→ **Given information**:
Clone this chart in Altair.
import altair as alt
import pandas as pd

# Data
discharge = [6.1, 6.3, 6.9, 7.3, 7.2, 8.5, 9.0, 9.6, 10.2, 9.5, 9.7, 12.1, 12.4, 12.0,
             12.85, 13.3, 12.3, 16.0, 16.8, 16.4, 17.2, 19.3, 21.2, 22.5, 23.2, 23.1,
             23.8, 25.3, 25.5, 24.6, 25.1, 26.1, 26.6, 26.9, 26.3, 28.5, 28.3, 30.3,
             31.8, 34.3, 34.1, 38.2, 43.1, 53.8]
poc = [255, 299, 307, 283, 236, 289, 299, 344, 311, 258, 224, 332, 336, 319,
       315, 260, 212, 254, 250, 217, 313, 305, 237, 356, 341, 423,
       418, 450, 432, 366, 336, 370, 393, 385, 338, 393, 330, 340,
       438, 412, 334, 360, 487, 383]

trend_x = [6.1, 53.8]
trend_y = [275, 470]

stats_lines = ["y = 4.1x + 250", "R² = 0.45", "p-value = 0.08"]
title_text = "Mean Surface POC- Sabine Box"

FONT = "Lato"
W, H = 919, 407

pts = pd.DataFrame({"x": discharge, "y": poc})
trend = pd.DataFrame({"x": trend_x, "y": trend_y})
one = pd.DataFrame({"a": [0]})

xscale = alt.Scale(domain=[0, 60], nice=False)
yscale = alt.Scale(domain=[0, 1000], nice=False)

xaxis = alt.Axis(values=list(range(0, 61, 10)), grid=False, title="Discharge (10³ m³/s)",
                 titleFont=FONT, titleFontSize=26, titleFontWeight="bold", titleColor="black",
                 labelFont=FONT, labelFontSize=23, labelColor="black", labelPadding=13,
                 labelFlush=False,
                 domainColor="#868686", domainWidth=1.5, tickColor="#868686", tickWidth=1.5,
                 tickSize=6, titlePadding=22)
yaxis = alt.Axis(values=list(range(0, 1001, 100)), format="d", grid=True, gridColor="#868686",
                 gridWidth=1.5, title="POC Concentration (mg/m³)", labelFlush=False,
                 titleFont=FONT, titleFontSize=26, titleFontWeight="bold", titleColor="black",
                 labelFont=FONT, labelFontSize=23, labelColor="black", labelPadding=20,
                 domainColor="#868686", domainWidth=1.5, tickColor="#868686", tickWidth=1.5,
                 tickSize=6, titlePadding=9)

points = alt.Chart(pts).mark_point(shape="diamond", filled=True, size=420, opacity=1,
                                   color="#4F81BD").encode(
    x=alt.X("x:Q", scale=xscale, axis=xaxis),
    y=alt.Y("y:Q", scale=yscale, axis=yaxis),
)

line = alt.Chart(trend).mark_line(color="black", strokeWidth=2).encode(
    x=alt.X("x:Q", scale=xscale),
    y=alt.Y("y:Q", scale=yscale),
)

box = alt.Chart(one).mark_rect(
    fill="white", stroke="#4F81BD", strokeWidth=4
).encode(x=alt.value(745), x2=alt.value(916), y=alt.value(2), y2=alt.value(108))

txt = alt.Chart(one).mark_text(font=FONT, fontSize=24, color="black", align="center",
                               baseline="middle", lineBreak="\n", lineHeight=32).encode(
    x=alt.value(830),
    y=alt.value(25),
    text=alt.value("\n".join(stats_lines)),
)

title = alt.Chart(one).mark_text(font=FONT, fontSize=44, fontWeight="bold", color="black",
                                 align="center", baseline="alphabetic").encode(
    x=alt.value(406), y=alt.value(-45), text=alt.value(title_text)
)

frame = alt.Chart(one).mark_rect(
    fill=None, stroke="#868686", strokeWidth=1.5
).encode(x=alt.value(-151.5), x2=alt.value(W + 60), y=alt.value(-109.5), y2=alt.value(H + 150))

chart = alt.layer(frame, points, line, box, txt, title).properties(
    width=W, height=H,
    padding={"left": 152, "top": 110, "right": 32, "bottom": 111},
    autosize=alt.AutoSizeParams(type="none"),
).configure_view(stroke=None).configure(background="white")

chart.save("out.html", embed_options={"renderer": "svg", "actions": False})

--

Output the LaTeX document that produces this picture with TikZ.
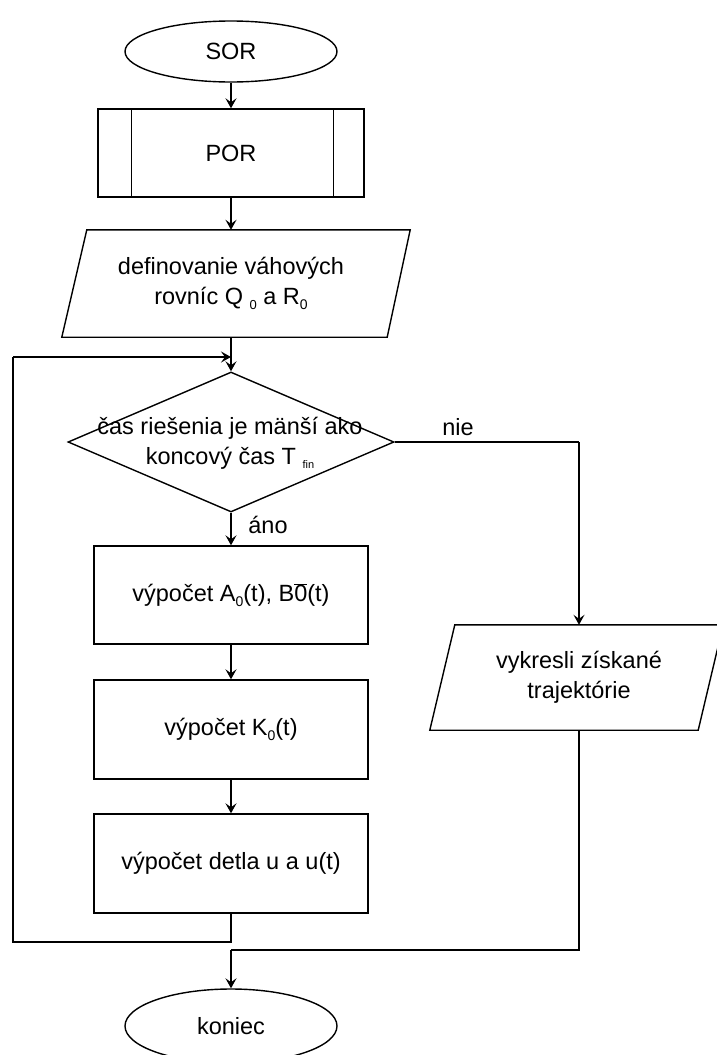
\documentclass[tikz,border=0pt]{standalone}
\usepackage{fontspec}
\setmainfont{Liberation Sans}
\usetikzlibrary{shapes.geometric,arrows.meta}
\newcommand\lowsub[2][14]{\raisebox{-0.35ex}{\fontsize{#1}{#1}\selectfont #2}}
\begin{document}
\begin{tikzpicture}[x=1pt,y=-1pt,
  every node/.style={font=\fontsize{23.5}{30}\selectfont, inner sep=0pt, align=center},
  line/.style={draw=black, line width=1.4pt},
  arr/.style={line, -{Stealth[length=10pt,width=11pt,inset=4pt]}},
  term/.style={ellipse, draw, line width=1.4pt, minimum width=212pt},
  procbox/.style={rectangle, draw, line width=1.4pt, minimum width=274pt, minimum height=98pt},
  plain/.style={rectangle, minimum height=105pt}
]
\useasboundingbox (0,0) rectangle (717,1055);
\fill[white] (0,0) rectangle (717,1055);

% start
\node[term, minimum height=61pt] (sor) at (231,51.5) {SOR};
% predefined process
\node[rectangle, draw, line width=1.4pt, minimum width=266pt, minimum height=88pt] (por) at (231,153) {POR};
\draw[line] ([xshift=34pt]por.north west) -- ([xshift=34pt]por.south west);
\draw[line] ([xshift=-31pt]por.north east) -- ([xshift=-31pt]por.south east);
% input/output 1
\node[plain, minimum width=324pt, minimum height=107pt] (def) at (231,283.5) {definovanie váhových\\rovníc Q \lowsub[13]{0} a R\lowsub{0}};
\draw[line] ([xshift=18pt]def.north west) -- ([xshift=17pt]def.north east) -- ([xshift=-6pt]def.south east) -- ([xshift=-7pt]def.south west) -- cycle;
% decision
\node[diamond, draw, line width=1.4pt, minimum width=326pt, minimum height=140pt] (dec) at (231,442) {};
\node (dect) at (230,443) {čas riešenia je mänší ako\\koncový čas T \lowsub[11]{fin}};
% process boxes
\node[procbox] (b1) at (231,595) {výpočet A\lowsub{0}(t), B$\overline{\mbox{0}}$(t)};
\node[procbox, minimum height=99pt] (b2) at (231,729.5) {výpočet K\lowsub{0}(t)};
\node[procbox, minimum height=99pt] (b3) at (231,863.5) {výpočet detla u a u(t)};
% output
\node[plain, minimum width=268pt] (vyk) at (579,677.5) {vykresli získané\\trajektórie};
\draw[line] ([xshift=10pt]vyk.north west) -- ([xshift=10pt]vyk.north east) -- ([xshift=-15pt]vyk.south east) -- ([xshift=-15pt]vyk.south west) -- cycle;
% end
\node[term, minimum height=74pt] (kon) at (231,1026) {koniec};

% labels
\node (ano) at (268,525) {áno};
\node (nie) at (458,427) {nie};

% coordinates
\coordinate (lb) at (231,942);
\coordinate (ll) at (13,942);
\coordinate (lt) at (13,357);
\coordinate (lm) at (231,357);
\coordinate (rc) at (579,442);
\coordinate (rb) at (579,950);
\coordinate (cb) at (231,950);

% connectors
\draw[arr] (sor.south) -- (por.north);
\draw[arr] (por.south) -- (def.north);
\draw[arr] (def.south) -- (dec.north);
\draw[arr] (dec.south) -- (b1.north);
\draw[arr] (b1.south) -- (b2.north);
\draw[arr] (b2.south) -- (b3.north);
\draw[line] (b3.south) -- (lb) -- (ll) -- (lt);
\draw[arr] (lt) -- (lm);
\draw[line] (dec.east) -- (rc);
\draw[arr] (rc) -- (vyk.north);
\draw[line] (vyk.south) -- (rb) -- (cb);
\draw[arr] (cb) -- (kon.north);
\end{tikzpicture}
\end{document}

→ **Written instruction**:
From the records above, transcribe without alteration every line from the one with "Clone this chart in Altair." to the one with "yscale = alt.Scale(domain=[0, 1000], nice=False)", inclusive.

→ **Response for this exercise**:
Clone this chart in Altair.
import altair as alt
import pandas as pd

# Data
discharge = [6.1, 6.3, 6.9, 7.3, 7.2, 8.5, 9.0, 9.6, 10.2, 9.5, 9.7, 12.1, 12.4, 12.0,
             12.85, 13.3, 12.3, 16.0, 16.8, 16.4, 17.2, 19.3, 21.2, 22.5, 23.2, 23.1,
             23.8, 25.3, 25.5, 24.6, 25.1, 26.1, 26.6, 26.9, 26.3, 28.5, 28.3, 30.3,
             31.8, 34.3, 34.1, 38.2, 43.1, 53.8]
poc = [255, 299, 307, 283, 236, 289, 299, 344, 311, 258, 224, 332, 336, 319,
       315, 260, 212, 254, 250, 217, 313, 305, 237, 356, 341, 423,
       418, 450, 432, 366, 336, 370, 393, 385, 338, 393, 330, 340,
       438, 412, 334, 360, 487, 383]

trend_x = [6.1, 53.8]
trend_y = [275, 470]

stats_lines = ["y = 4.1x + 250", "R² = 0.45", "p-value = 0.08"]
title_text = "Mean Surface POC- Sabine Box"

FONT = "Lato"
W, H = 919, 407

pts = pd.DataFrame({"x": discharge, "y": poc})
trend = pd.DataFrame({"x": trend_x, "y": trend_y})
one = pd.DataFrame({"a": [0]})

xscale = alt.Scale(domain=[0, 60], nice=False)
yscale = alt.Scale(domain=[0, 1000], nice=False)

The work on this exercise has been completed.